* [TO BE DONE]
Return verbatim everything from the first line through the line that contains "plt.rcParams['font.family'] = ['Liberation", and stop there.

* [DATASET SECTION]
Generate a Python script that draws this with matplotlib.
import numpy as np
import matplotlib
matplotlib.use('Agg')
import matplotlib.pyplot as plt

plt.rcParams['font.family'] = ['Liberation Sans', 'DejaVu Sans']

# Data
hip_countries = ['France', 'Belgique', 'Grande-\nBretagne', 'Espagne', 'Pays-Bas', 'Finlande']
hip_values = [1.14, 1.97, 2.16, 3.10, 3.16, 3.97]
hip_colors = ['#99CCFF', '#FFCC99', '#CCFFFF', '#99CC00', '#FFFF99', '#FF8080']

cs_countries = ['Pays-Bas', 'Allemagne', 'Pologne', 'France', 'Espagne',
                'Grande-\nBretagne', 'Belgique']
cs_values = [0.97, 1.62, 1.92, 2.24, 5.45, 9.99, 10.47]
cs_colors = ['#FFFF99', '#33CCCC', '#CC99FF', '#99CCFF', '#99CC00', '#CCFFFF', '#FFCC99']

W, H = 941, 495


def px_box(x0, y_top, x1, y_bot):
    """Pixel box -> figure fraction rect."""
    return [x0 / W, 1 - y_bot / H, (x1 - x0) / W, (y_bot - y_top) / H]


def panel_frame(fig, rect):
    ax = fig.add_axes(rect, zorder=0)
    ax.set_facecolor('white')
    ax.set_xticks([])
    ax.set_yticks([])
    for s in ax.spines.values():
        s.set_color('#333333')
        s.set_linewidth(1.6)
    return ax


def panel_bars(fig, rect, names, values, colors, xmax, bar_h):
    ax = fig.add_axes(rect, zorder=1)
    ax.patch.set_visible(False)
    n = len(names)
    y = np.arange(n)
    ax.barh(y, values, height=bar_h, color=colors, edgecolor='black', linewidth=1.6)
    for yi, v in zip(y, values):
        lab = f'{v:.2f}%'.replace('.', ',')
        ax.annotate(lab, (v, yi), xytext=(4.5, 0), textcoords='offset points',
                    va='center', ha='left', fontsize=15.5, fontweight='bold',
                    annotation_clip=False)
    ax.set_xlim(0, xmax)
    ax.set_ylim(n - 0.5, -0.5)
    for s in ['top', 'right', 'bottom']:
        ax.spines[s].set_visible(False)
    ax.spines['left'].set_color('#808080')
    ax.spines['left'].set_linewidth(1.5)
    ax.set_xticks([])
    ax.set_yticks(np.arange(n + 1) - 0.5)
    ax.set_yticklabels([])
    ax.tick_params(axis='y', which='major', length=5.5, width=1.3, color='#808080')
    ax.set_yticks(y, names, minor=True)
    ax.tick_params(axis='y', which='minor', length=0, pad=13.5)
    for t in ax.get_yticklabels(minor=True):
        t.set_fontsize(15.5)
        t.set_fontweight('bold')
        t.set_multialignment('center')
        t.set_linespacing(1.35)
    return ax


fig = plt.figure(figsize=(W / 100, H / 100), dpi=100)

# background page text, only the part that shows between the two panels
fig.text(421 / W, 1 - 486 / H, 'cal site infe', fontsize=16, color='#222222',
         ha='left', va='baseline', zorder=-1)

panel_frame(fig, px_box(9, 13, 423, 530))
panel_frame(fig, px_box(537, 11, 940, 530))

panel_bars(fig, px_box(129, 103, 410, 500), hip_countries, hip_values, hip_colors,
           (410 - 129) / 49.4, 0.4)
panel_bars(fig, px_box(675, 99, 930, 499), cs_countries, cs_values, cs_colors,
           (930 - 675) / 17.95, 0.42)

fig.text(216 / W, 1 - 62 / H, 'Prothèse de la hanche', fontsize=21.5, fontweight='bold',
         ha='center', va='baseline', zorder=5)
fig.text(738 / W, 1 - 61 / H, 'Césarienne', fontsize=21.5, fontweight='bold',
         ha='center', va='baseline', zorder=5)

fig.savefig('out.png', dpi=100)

* [EXERCISE RESULT]
Generate a Python script that draws this with matplotlib.
import numpy as np
import matplotlib
matplotlib.use('Agg')
import matplotlib.pyplot as plt

plt.rcParams['font.family'] = ['Liberation Sans', 'DejaVu Sans']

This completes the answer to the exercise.